I must say that Black Friday is well-named. This is one import from America we really could do without. It doesn’t even fit into our holiday times, being based on the lazy day that forms a bridge between Thanksgiving and the weekend.
Springboard, who measure our performance as a city against all others (4,500 other high streets they do say), can see that this cut-price bonanza means the nation’s physical shopping streets seriously lose out every time. Black Friday drives people online, cutting footfall by 3.7% on the day Springboard says, and by 2.7% over the whole weekend. The online spend over the fortnight is a staggering £10bn.
But maybe the fightback is beginning.
City centre shops and shopping are not dead and are not going to disappear altogether anyway. It’s all a bit like the book a few years ago, doomed by the appearance of the Kindle only to bounce back when Waterstones was bought by an independent bookseller and got their act together. Coexistence is possible.
The number of online Black Friday transactions is slowing. For whatever reason sales fell by 5% compared with last year. Maybe shoppers are getting tired of it? Some retailers certainly are and it’s of zero use to our independents.
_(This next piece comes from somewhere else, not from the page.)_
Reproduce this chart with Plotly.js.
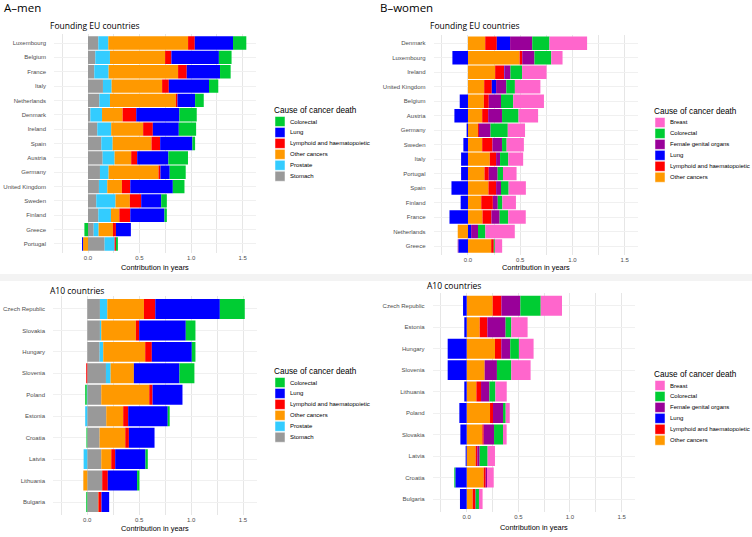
<!DOCTYPE html>
<html>
<head>
<meta charset="utf-8">
<script src="https://cdn.plot.ly/plotly-3.0.1.min.js"></script>
<style>
  html, body { margin: 0; padding: 0; background: #fff; }
  #chart { width: 752px; height: 537px; }
</style>
</head>
<body>
<div id="chart"></div>
<script>
// causes, in stacking order (first = next to zero)
const menCauses = ['Stomach', 'Prostate', 'Other cancers', 'Lymphoid and haematopoietic', 'Lung', 'Colorectal'];
const womenCauses = ['Other cancers', 'Lymphoid and haematopoietic', 'Lung', 'Female genital organs', 'Colorectal', 'Breast'];

// A - men, founding EU countries
const menFoundingCountries = ['Luxembourg', 'Belgium', 'France', 'Italy', 'Netherlands', 'Denmark', 'Ireland', 'Spain', 'Austria', 'Germany', 'United Kingdom', 'Sweden', 'Finland', 'Greece', 'Portugal'];
const menFoundingStomach    = [0.100, 0.071, 0.061, 0.145, 0.110, 0.023, 0.090, 0.129, 0.142, 0.116, 0.106, 0.080, 0.100, 0.055, 0.161];
const menFoundingProstate   = [0.097, 0.142, 0.139, 0.084, 0.103, 0.113, 0.135, 0.110, 0.116, 0.084, 0.081, 0.187, 0.123, 0.048, 0.097];
const menFoundingOther      = [0.774, 0.535, 0.674, 0.490, 0.639, 0.200, 0.310, 0.377, 0.161, 0.484, 0.142, 0.139, 0.081, 0.139, -0.048];
const menFoundingLymphoid   = [0.065, 0.061, 0.084, 0.065, 0.016, 0.132, 0.094, 0.084, 0.058, 0.019, 0.081, 0.110, 0.106, 0.029, 0.013];
const menFoundingLung       = [0.371, 0.461, 0.323, 0.390, 0.171, 0.419, 0.252, 0.313, 0.303, 0.090, 0.413, 0.194, 0.332, 0.145, -0.010];
const menFoundingColorectal = [0.129, 0.123, 0.103, 0.090, 0.084, 0.168, 0.168, 0.026, 0.190, 0.155, 0.113, 0.055, 0.023, -0.035, 0.019];

// A - men, A10 countries
const menA10Countries = ['Czech Republic', 'Slovakia', 'Hungary', 'Slovenia', 'Poland', 'Estonia', 'Croatia', 'Latvia', 'Lithuania', 'Bulgaria'];
const menA10Stomach    = [0.122, 0.122, 0.119, 0.180, 0.135, 0.183, 0.119, 0.135, 0.144, 0.103];
const menA10Prostate   = [0.071, 0.013, 0.035, 0.045, -0.005, -0.020, 0.000, -0.035, 0.000, 0.000];
const menA10Other      = [0.353, 0.333, 0.404, 0.224, 0.462, 0.163, 0.247, 0.096, -0.038, 0.005];
const menA10Lymphoid   = [0.109, 0.032, 0.064, -0.010, 0.032, 0.048, 0.035, 0.038, 0.054, 0.029];
const menA10Lung       = [0.622, 0.449, 0.385, 0.439, 0.288, 0.381, 0.247, 0.292, 0.282, 0.074];
const menA10Colorectal = [0.240, 0.093, 0.035, 0.144, -0.015, 0.019, -0.008, 0.022, 0.022, -0.010];

// B - women, founding EU countries
const womenFoundingCountries = ['Denmark', 'Luxembourg', 'Ireland', 'United Kingdom', 'Belgium', 'Austria', 'Germany', 'Sweden', 'Italy', 'Portugal', 'Spain', 'Finland', 'France', 'Netherlands', 'Greece'];
const womenFoundingOther      = [0.165, 0.494, 0.260, 0.155, 0.152, 0.136, 0.095, 0.136, 0.209, 0.158, 0.196, 0.127, 0.139, -0.098, 0.222];
const womenFoundingLymphoid   = [0.111, 0.025, 0.085, 0.073, 0.047, 0.057, 0.010, 0.098, 0.060, 0.041, 0.073, 0.111, 0.085, 0.000, 0.025];
const womenFoundingLung       = [0.127, -0.149, 0.005, 0.041, -0.079, -0.130, -0.013, -0.044, -0.066, -0.066, -0.158, -0.070, -0.177, 0.030, -0.092];
const womenFoundingFemale     = [0.212, 0.117, 0.057, 0.098, 0.117, 0.133, 0.111, 0.092, 0.038, 0.085, 0.047, 0.047, 0.079, 0.066, -0.006];
const womenFoundingColorectal = [0.165, 0.161, 0.111, 0.082, 0.117, 0.158, 0.165, 0.044, 0.079, 0.051, 0.073, 0.044, 0.082, 0.070, 0.010];
const womenFoundingBreast     = [0.360, 0.108, 0.234, 0.244, 0.294, 0.187, 0.165, 0.165, 0.142, 0.130, 0.165, 0.130, 0.168, 0.282, 0.070];

// B - women, A10 countries
const womenA10Countries = ['Czech Republic', 'Estonia', 'Hungary', 'Slovenia', 'Lithuania', 'Poland', 'Slovakia', 'Latvia', 'Croatia', 'Bulgaria'];
const womenA10Other      = [0.252, 0.126, 0.274, 0.174, 0.094, 0.226, 0.152, 0.087, 0.165, 0.058];
const womenA10Lymphoid   = [0.084, 0.074, 0.061, 0.000, 0.045, 0.029, 0.013, 0.016, 0.019, 0.023];
const womenA10Lung       = [-0.035, -0.023, -0.184, -0.184, -0.023, -0.071, -0.061, -0.010, -0.110, -0.065];
const womenA10Female     = [0.184, 0.177, 0.087, 0.119, 0.081, 0.097, 0.100, 0.023, 0.013, 0.006];
const womenA10Colorectal = [0.197, 0.055, 0.084, 0.139, 0.058, 0.026, 0.087, 0.077, -0.010, 0.032];
const womenA10Breast     = [0.206, 0.158, 0.142, 0.187, 0.110, 0.039, 0.035, 0.071, 0.065, 0.035];

const xTickVals = [0, 0.5, 1, 1.5];
const xTickText = ['0.0', '0.5', '1.0', '1.5'];

const causeColors = {
  'Colorectal': '#00cc33',
  'Lung': '#0000ff',
  'Lymphoid and haematopoietic': '#ff0000',
  'Other cancers': '#ff9900',
  'Prostate': '#33ccff',
  'Stomach': '#999999',
  'Breast': '#ff66cc',
  'Female genital organs': '#990099'
};

const W = 752, H = 537;
const fx = p => p / W;
const fy = p => 1 - p / H;

const panels = [
  { cats: menFoundingCountries, causes: menCauses,
    series: [menFoundingStomach, menFoundingProstate, menFoundingOther, menFoundingLymphoid, menFoundingLung, menFoundingColorectal],
    n: '', box: [54, 256, 34.4, 252.6], title: 'Founding EU countries', titleAt: [48, 26], xTitleY: 267, legendAt: [272, 110] },
  { cats: menA10Countries, causes: menCauses,
    series: [menA10Stomach, menA10Prostate, menA10Other, menA10Lymphoid, menA10Lung, menA10Colorectal],
    n: '2', box: [53, 256.5, 296.1, 514.9], title: 'A10 countries', titleAt: [48, 290], xTitleY: 528, legendAt: [272, 371] },
  { cats: womenFoundingCountries, causes: womenCauses,
    series: [womenFoundingOther, womenFoundingLymphoid, womenFoundingLung, womenFoundingFemale, womenFoundingColorectal, womenFoundingBreast],
    n: '3', box: [433.5, 638.3, 34.6, 254.7], title: 'Founding EU countries', titleAt: [428, 26], xTitleY: 268, legendAt: [652, 111] },
  { cats: womenA10Countries, causes: womenCauses,
    series: [womenA10Other, womenA10Lymphoid, womenA10Lung, womenA10Female, womenA10Colorectal, womenA10Breast],
    n: '4', box: [432.6, 635, 292.8, 511.9], title: 'A10 countries', titleAt: [425, 285], xTitleY: 527, legendAt: [652, 374] }
];

const traces = [];
const annotations = [];
const shapes = [];
const layout = {
  width: W, height: H,
  margin: { l: 0, r: 0, t: 0, b: 0 },
  paper_bgcolor: '#fff', plot_bgcolor: '#fff',
  barmode: 'relative', bargap: 0.07,
  showlegend: false,
  font: { family: 'Liberation Sans, Arial, sans-serif', color: '#4d4d4d' }
};

// thin grey strip between the two rows of panels
shapes.push({ type: 'rect', xref: 'paper', yref: 'paper', x0: 0, x1: 1, y0: fy(281), y1: fy(274),
  fillcolor: '#f3f3f3', line: { width: 0 }, layer: 'below' });

panels.forEach(p => {
  const xa = 'x' + p.n, ya = 'y' + p.n;
  p.series.forEach((vals, i) => {
    traces.push({
      type: 'bar', orientation: 'h',
      x: vals, y: p.cats,
      name: p.causes[i],
      marker: { color: causeColors[p.causes[i]], line: { width: 0 } },
      xaxis: xa, yaxis: ya,
      hovertemplate: '%{y}: %{x:.2f}<extra>' + p.causes[i] + '</extra>'
    });
  });

  layout['xaxis' + p.n] = {
    domain: [fx(p.box[0]), fx(p.box[1])], anchor: ya,
    range: [-0.33, 1.63], zeroline: false,
    tickvals: xTickVals, ticktext: xTickText,
    tickfont: { size: 6, color: '#4d4d4d' },
    showgrid: true, gridcolor: '#e6e6e6', gridwidth: 1,
    minor: { dtick: 0.25, tick0: 0, showgrid: true, gridcolor: '#e6e6e6', gridwidth: 1 },
    showline: false, ticks: '', fixedrange: true
  };
  layout['yaxis' + p.n] = {
    domain: [fy(p.box[3]), fy(p.box[2])], anchor: xa,
    type: 'category', categoryorder: 'array', categoryarray: p.cats,
    range: [p.cats.length - 0.4, -0.6],
    tickfont: { size: 6, color: '#4d4d4d' },
    ticklabelstandoff: 7,
    showgrid: true, gridcolor: '#f0f0f0', gridwidth: 1,
    zeroline: false, showline: false, ticks: '', fixedrange: true
  };

  // panel title
  annotations.push({ xref: 'paper', yref: 'paper', x: fx(p.titleAt[0]), y: fy(p.titleAt[1]),
    xanchor: 'left', yanchor: 'middle', showarrow: false, text: p.title,
    font: { family: 'Open Sans, sans-serif', size: 8.5, color: '#000' } });
  // axis title
  annotations.push({ xref: 'paper', yref: 'paper', x: fx((p.box[0] + p.box[1]) / 2), y: fy(p.xTitleY),
    xanchor: 'center', yanchor: 'middle', showarrow: false, text: 'Contribution in years',
    font: { size: 7.4, color: '#000' } });

  // legend: title, then keys in reversed stacking order
  const lx = p.legendAt[0], ly = p.legendAt[1];
  annotations.push({ xref: 'paper', yref: 'paper', x: fx(lx), y: fy(ly), xanchor: 'left', yanchor: 'middle',
    showarrow: false, text: 'Cause of cancer death', font: { size: 8.2, color: '#000' } });
  p.causes.slice().reverse().forEach((c, i) => {
    const cy = ly + 11.5 + i * 10.95;
    shapes.push({ type: 'rect', xref: 'paper', yref: 'paper',
      x0: fx(lx + 3), x1: fx(lx + 13), y0: fy(cy + 5), y1: fy(cy - 5),
      fillcolor: causeColors[c], line: { color: '#fff', width: 0.5 } });
    annotations.push({ xref: 'paper', yref: 'paper', x: fx(lx + 16), y: fy(cy), xanchor: 'left', yanchor: 'middle',
      showarrow: false, text: c, font: { size: 6, color: '#000' } });
  });
});

// figure labels
annotations.push({ xref: 'paper', yref: 'paper', x: fx(2), y: fy(7), xanchor: 'left', yanchor: 'middle',
  showarrow: false, text: 'A–men', font: { family: 'Open Sans, sans-serif', size: 11.5, color: '#000' } });
annotations.push({ xref: 'paper', yref: 'paper', x: fx(378), y: fy(7), xanchor: 'left', yanchor: 'middle',
  showarrow: false, text: 'B–women', font: { family: 'Open Sans, sans-serif', size: 11.5, color: '#000' } });

layout.annotations = annotations;
layout.shapes = shapes;

Plotly.newPlot('chart', traces, layout, { displayModeBar: false, staticPlot: true });
</script>
</body>
</html>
Household incomes are still tight, many credit cards have been maxed out just like in 2007, and payday this year came after the event. Shoppers are also getting wise to the fact that the heavy discounting doesn’t actually mean bargains. Which? reported this week that almost 9 out of 10 Black Friday items sold last year could have been got for cheaper at other times.
And even the big retailers are finding Black Friday counter-productive, forcing them to slash prices right at the start of the Xmas spending spree when many make the majority of their annual profit. We’ve seen from our own footfall figures here in Chi that bringing Christmas spending forwards like that creates a whirl of spending too early on, which then depresses all further spending for every local shop owner or manager until the final mad week before Christmas.
These changes are being driven by consumers. If you’re one of those who want to keep Chichester open, tune in now to our Christmas Spirit radio station or buy a Chichester Gift Card . Our advice is always “Be Smart and Shop Local” but I might add to that: “Stay savvy and do it all year round”, if you want to pay a reasonable price, get personal service and help us keep this city open for business well into 2019. Happy New Year anyone?